> WHAT THE TASK ASKS
Set the listing down again exactly, please, apart from its pictures.
/---
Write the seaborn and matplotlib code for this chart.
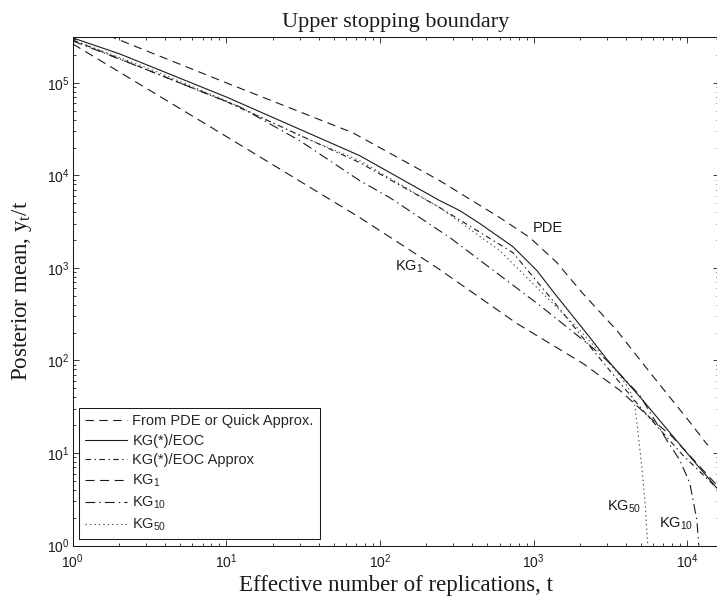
import matplotlib
matplotlib.use("Agg")
import matplotlib.pyplot as plt
import numpy as np
import seaborn as sns
from matplotlib.ticker import LogLocator, FuncFormatter, NullFormatter

# --- values (t = effective replications, y = y_t/t) ---
t_pde = [1.7, 10.0, 66.5, 245, 602, 945, 1416, 2091, 3481, 5708, 9940, 13620]
y_pde = [325000, 100000, 28880, 8767, 3498, 2128, 1143, 529.5, 211.2, 74.4, 23.7, 12.1]

t_eoc = [1, 2.02, 10.06, 73.9, 245, 331, 447, 732, 1050, 1334, 2322, 2997, 5140, 9363, 15590]
y_eoc = [305900, 205500, 70000, 16320, 5333, 4159, 3013, 1700, 937, 560, 177.5, 102.8, 37.1, 11.3, 4.17]

t_eoc_approx = [1, 10.06, 73.9, 245, 732, 1334, 2322, 5140, 9363, 15590]
y_eoc_approx = [290900, 62380, 13710, 4483, 1466, 444.9, 141.9, 28.9, 9.47, 4.17]

t_kg1 = [1, 10.06, 73.9, 234, 777, 2091, 3640, 5970, 8059, 15590]
y_kg1 = [263500, 26150, 3498, 1010, 251.3, 93.0, 47.6, 22.6, 14.8, 4.49]

t_kg10 = [1, 3.17, 12.2, 30.1, 73.9, 115.8, 285, 1098, 2322, 2997, 4914, 7366, 8951, 10400, 11550, 11900]
y_kg10 = [283900, 134700, 55100, 23670, 8767, 5747, 2128, 393.0, 145.6, 100.3, 42.0, 13.7, 8.36, 4.72, 1.88, 1.0]

t_kg50 = [1, 3.17, 10.06, 30.1, 73.9, 245, 602, 1098, 1999, 2698, 3640, 4229, 4559, 4769, 5064, 5297, 5540]
y_kg50 = [290900, 141600, 63960, 26810, 14410, 4483, 1540, 570.5, 211.2, 122.3, 69.1, 47.6, 32.8, 17.6, 7.03, 3.10, 1.0]

series_labels = ["From PDE or Quick Approx.", "KG(*)/EOC", "KG(*)/EOC Approx",
                 r"$\mathregular{KG_{1}}$", r"$\mathregular{KG_{10}}$", r"$\mathregular{KG_{50}}$"]

# in-plot annotations (text, t, y)
note_text = ["PDE", r"$\mathregular{KG_{1}}$", r"$\mathregular{KG_{50}}$", r"$\mathregular{KG_{10}}$"]
note_t = [988, 125, 2998, 6530]
note_y = [2470, 937, 2.41, 1.545]

sns.set_theme(style="ticks")
plt.rcParams["font.family"] = ["Liberation Sans", "DejaVu Sans"]
plt.rcParams["mathtext.fontset"] = "custom"
plt.rcParams["mathtext.rm"] = "Liberation Sans"
plt.rcParams["mathtext.it"] = "Liberation Sans:italic"
plt.rcParams["lines.scale_dashes"] = False

fig = plt.figure(figsize=(7.17, 5.96), dpi=100)
ax = fig.add_axes([0.1014, 0.0847, 0.9008, 0.8537])

styles = [(0, (6, 4)), "-", (0, (4, 2.5, 1, 2.5)), (0, (6.5, 4)), (0, (7, 3, 1, 3)), (0, (1, 2.2))]
colors = ["k", "k", "k", "k", "k", "0.3"]
data = [(t_pde, y_pde), (t_eoc, y_eoc), (t_eoc_approx, y_eoc_approx),
        (t_kg1, y_kg1), (t_kg10, y_kg10), (t_kg50, y_kg50)]

for (t, y), lab, ls, col in zip(data, series_labels, styles, colors):
    sns.lineplot(x=t, y=y, ax=ax, color=col, linestyle=ls, linewidth=0.8,
                 label=lab, estimator=None, sort=False)

ax.set_xscale("log")
ax.set_yscale("log")
ax.set_xlim(1, 1.6e4)
ax.set_ylim(1, 3.15e5)

fmt = FuncFormatter(lambda v, p: r"$\mathregular{10^{%d}}$" % round(np.log10(v)))
for axis in (ax.xaxis, ax.yaxis):
    axis.set_major_locator(LogLocator(base=10, numticks=20))
    axis.set_minor_locator(LogLocator(base=10, subs=np.arange(2, 10), numticks=20))
    axis.set_major_formatter(fmt)
    axis.set_minor_formatter(NullFormatter())

ax.tick_params(which="both", direction="in", top=True, right=True, width=0.6,
               color="k", labelcolor="k", labelsize=10)
ax.tick_params(which="major", length=4.5)
ax.tick_params(which="minor", length=2.3)
ax.tick_params(axis="x", pad=5)
ax.tick_params(axis="y", pad=2)
for sp in ax.spines.values():
    sp.set_color("k")
    sp.set_linewidth(0.75)

for txt, tx, ty in zip(note_text, note_t, note_y):
    ax.text(tx, ty, txt, fontsize=10.5, ha="left", va="baseline", color="k")

ax.set_title("Upper stopping boundary", fontfamily="Liberation Serif", fontsize=16, pad=7, color="k")
ax.set_xlabel("Effective number of replications, t", fontfamily="Liberation Serif",
              fontsize=16.5, labelpad=3, color="k")
ax.set_ylabel(r"Posterior mean, $\mathregular{y_t}$/t", fontfamily="Liberation Serif",
              fontsize=16.5, color="k")
ax.yaxis.set_label_coords(-0.06, 0.5)

leg = ax.legend(loc="lower left", fontsize=10.5, frameon=True, fancybox=False,
                edgecolor="k", framealpha=1, handlelength=2.9, handletextpad=0.35,
                borderpad=0.4, labelspacing=0.38, borderaxespad=0.45)
leg.get_frame().set_linewidth(0.75)

fig.savefig("out.png", dpi=100)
\---
> ANSWER TO THE PROBLEM
Write the seaborn and matplotlib code for this chart.
import matplotlib
matplotlib.use("Agg")
import matplotlib.pyplot as plt
import numpy as np
import seaborn as sns
from matplotlib.ticker import LogLocator, FuncFormatter, NullFormatter

# --- values (t = effective replications, y = y_t/t) ---
t_pde = [1.7, 10.0, 66.5, 245, 602, 945, 1416, 2091, 3481, 5708, 9940, 13620]
y_pde = [325000, 100000, 28880, 8767, 3498, 2128, 1143, 529.5, 211.2, 74.4, 23.7, 12.1]

t_eoc = [1, 2.02, 10.06, 73.9, 245, 331, 447, 732, 1050, 1334, 2322, 2997, 5140, 9363, 15590]
y_eoc = [305900, 205500, 70000, 16320, 5333, 4159, 3013, 1700, 937, 560, 177.5, 102.8, 37.1, 11.3, 4.17]

t_eoc_approx = [1, 10.06, 73.9, 245, 732, 1334, 2322, 5140, 9363, 15590]
y_eoc_approx = [290900, 62380, 13710, 4483, 1466, 444.9, 141.9, 28.9, 9.47, 4.17]

t_kg1 = [1, 10.06, 73.9, 234, 777, 2091, 3640, 5970, 8059, 15590]
y_kg1 = [263500, 26150, 3498, 1010, 251.3, 93.0, 47.6, 22.6, 14.8, 4.49]

t_kg10 = [1, 3.17, 12.2, 30.1, 73.9, 115.8, 285, 1098, 2322, 2997, 4914, 7366, 8951, 10400, 11550, 11900]
y_kg10 = [283900, 134700, 55100, 23670, 8767, 5747, 2128, 393.0, 145.6, 100.3, 42.0, 13.7, 8.36, 4.72, 1.88, 1.0]

t_kg50 = [1, 3.17, 10.06, 30.1, 73.9, 245, 602, 1098, 1999, 2698, 3640, 4229, 4559, 4769, 5064, 5297, 5540]
y_kg50 = [290900, 141600, 63960, 26810, 14410, 4483, 1540, 570.5, 211.2, 122.3, 69.1, 47.6, 32.8, 17.6, 7.03, 3.10, 1.0]

series_labels = ["From PDE or Quick Approx.", "KG(*)/EOC", "KG(*)/EOC Approx",
                 r"$\mathregular{KG_{1}}$", r"$\mathregular{KG_{10}}$", r"$\mathregular{KG_{50}}$"]

# in-plot annotations (text, t, y)
note_text = ["PDE", r"$\mathregular{KG_{1}}$", r"$\mathregular{KG_{50}}$", r"$\mathregular{KG_{10}}$"]
note_t = [988, 125, 2998, 6530]
note_y = [2470, 937, 2.41, 1.545]

sns.set_theme(style="ticks")
plt.rcParams["font.family"] = ["Liberation Sans", "DejaVu Sans"]
plt.rcParams["mathtext.fontset"] = "custom"
plt.rcParams["mathtext.rm"] = "Liberation Sans"
plt.rcParams["mathtext.it"] = "Liberation Sans:italic"
plt.rcParams["lines.scale_dashes"] = False

fig = plt.figure(figsize=(7.17, 5.96), dpi=100)
ax = fig.add_axes([0.1014, 0.0847, 0.9008, 0.8537])

styles = [(0, (6, 4)), "-", (0, (4, 2.5, 1, 2.5)), (0, (6.5, 4)), (0, (7, 3, 1, 3)), (0, (1, 2.2))]
colors = ["k", "k", "k", "k", "k", "0.3"]
data = [(t_pde, y_pde), (t_eoc, y_eoc), (t_eoc_approx, y_eoc_approx),
        (t_kg1, y_kg1), (t_kg10, y_kg10), (t_kg50, y_kg50)]

for (t, y), lab, ls, col in zip(data, series_labels, styles, colors):
    sns.lineplot(x=t, y=y, ax=ax, color=col, linestyle=ls, linewidth=0.8,
                 label=lab, estimator=None, sort=False)

ax.set_xscale("log")
ax.set_yscale("log")
ax.set_xlim(1, 1.6e4)
ax.set_ylim(1, 3.15e5)

fmt = FuncFormatter(lambda v, p: r"$\mathregular{10^{%d}}$" % round(np.log10(v)))
for axis in (ax.xaxis, ax.yaxis):
    axis.set_major_locator(LogLocator(base=10, numticks=20))
    axis.set_minor_locator(LogLocator(base=10, subs=np.arange(2, 10), numticks=20))
    axis.set_major_formatter(fmt)
    axis.set_minor_formatter(NullFormatter())

ax.tick_params(which="both", direction="in", top=True, right=True, width=0.6,
               color="k", labelcolor="k", labelsize=10)
ax.tick_params(which="major", length=4.5)
ax.tick_params(which="minor", length=2.3)
ax.tick_params(axis="x", pad=5)
ax.tick_params(axis="y", pad=2)
for sp in ax.spines.values():
    sp.set_color("k")
    sp.set_linewidth(0.75)

for txt, tx, ty in zip(note_text, note_t, note_y):
    ax.text(tx, ty, txt, fontsize=10.5, ha="left", va="baseline", color="k")

ax.set_title("Upper stopping boundary", fontfamily="Liberation Serif", fontsize=16, pad=7, color="k")
ax.set_xlabel("Effective number of replications, t", fontfamily="Liberation Serif",
              fontsize=16.5, labelpad=3, color="k")
ax.set_ylabel(r"Posterior mean, $\mathregular{y_t}$/t", fontfamily="Liberation Serif",
              fontsize=16.5, color="k")
ax.yaxis.set_label_coords(-0.06, 0.5)

leg = ax.legend(loc="lower left", fontsize=10.5, frameon=True, fancybox=False,
                edgecolor="k", framealpha=1, handlelength=2.9, handletextpad=0.35,
                borderpad=0.4, labelspacing=0.38, borderaxespad=0.45)
leg.get_frame().set_linewidth(0.75)

fig.savefig("out.png", dpi=100)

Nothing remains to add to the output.